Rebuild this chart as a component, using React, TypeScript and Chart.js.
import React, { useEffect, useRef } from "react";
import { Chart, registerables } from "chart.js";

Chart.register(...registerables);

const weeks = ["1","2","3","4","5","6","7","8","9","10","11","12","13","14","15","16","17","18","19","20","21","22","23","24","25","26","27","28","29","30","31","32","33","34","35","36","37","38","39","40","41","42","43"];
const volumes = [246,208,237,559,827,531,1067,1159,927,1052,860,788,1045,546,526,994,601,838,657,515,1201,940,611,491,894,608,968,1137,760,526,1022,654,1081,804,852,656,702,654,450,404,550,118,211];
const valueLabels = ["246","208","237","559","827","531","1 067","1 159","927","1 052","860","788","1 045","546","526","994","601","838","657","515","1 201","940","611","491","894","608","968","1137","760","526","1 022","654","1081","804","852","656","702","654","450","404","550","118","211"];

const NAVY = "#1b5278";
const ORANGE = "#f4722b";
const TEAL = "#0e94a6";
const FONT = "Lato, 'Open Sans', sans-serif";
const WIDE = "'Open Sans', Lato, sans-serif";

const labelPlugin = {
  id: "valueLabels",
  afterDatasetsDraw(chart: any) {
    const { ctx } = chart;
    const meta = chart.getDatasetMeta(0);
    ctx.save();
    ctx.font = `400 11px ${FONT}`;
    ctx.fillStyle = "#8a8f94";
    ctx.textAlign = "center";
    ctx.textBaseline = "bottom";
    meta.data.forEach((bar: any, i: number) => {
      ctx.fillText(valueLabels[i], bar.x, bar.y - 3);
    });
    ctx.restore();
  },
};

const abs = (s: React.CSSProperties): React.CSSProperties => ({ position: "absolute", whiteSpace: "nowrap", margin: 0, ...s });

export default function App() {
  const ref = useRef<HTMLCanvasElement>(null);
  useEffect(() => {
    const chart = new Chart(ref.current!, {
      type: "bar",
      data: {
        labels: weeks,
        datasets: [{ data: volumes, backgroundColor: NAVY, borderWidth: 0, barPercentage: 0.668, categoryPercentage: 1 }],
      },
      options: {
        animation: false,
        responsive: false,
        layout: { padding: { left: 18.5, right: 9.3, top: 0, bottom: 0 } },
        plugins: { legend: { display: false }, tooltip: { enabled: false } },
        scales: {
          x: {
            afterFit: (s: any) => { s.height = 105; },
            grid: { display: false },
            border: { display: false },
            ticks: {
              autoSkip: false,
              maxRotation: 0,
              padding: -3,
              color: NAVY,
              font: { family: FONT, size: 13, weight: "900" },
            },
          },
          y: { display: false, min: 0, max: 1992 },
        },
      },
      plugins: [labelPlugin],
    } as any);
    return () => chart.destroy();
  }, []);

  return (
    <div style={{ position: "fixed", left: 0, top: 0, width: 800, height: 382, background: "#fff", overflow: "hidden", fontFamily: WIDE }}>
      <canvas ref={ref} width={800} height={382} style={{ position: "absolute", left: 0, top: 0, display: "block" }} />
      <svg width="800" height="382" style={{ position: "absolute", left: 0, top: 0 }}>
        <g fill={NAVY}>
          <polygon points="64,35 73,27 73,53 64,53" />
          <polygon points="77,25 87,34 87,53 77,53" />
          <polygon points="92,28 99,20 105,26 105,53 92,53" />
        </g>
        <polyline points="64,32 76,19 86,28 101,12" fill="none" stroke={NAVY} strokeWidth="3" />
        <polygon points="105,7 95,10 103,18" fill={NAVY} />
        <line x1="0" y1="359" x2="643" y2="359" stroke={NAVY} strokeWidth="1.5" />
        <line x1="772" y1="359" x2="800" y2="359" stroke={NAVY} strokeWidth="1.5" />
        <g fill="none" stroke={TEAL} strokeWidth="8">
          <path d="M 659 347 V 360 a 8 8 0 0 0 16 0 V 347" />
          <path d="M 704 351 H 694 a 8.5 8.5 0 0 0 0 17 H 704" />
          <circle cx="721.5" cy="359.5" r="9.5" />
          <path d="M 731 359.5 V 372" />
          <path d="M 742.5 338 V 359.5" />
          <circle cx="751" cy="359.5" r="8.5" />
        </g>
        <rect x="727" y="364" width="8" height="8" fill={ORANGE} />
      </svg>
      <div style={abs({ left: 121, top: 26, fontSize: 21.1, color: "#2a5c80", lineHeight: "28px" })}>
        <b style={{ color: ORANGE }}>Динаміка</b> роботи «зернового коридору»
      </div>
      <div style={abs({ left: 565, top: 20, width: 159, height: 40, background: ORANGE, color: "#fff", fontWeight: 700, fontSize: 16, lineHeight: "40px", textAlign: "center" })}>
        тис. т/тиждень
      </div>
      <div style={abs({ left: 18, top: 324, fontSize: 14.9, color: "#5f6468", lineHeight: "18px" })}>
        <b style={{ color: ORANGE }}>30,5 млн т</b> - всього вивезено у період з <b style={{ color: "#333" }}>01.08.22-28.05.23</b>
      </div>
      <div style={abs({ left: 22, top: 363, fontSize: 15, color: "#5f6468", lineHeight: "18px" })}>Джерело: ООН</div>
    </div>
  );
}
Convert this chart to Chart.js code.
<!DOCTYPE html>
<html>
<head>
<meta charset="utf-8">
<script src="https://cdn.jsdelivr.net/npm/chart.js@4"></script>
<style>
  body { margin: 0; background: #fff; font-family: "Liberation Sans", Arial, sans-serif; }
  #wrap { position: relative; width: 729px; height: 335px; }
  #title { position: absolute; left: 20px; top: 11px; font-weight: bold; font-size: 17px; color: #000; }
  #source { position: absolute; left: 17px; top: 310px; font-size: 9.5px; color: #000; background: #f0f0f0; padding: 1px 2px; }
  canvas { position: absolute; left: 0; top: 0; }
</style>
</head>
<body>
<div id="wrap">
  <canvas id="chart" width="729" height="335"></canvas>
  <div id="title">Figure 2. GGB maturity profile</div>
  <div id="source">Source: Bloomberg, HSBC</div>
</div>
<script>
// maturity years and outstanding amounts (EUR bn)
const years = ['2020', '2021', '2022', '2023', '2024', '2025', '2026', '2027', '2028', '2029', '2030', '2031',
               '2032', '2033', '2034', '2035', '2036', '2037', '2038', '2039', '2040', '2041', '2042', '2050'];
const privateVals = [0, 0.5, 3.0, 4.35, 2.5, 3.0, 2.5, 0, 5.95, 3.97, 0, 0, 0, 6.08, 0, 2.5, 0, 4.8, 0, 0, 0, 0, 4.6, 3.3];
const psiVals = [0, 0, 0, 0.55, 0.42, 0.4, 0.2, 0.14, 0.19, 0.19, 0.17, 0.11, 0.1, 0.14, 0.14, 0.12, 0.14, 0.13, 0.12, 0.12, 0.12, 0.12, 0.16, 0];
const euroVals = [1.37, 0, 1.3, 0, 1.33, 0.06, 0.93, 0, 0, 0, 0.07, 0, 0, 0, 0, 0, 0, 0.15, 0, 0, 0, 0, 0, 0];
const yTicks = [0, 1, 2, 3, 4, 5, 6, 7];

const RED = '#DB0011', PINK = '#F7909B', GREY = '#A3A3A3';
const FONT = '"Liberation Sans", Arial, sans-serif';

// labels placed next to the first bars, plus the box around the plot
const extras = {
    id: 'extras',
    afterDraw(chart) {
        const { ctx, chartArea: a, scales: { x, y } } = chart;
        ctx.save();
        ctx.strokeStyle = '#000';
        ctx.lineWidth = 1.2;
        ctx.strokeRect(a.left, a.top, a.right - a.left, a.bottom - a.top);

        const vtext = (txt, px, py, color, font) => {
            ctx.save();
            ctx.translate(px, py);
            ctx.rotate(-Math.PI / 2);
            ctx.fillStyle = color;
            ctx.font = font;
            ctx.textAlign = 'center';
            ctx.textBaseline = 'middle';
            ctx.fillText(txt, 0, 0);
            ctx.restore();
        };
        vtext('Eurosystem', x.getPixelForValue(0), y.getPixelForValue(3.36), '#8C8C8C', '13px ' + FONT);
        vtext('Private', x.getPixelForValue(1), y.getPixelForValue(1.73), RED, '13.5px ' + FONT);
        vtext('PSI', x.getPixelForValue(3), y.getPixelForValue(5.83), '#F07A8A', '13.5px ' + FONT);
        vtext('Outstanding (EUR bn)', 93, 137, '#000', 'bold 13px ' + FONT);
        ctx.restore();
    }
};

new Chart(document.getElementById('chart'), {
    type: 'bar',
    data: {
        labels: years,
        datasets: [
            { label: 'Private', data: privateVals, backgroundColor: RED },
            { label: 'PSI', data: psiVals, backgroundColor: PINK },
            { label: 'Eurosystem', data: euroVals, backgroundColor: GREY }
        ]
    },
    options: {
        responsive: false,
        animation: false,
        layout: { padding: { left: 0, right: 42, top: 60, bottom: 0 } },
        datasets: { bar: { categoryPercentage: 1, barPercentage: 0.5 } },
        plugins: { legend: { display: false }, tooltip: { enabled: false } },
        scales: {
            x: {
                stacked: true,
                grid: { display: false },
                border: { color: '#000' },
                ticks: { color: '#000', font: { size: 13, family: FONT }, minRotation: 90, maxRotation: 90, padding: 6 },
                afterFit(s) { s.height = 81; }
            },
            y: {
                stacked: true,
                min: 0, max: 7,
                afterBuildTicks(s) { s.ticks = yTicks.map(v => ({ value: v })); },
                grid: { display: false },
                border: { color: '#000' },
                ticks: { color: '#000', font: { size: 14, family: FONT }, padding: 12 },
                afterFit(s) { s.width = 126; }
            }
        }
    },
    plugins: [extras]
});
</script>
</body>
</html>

=======

*GIVEN EXERCISE*:
Reproduce exactly, please, only the lines from the start of the data above to the line that contains "Chart.register(...registerables);", with both ends kept.

*THE RESULT*:
Rebuild this chart as a component, using React, TypeScript and Chart.js.
import React, { useEffect, useRef } from "react";
import { Chart, registerables } from "chart.js";

Chart.register(...registerables);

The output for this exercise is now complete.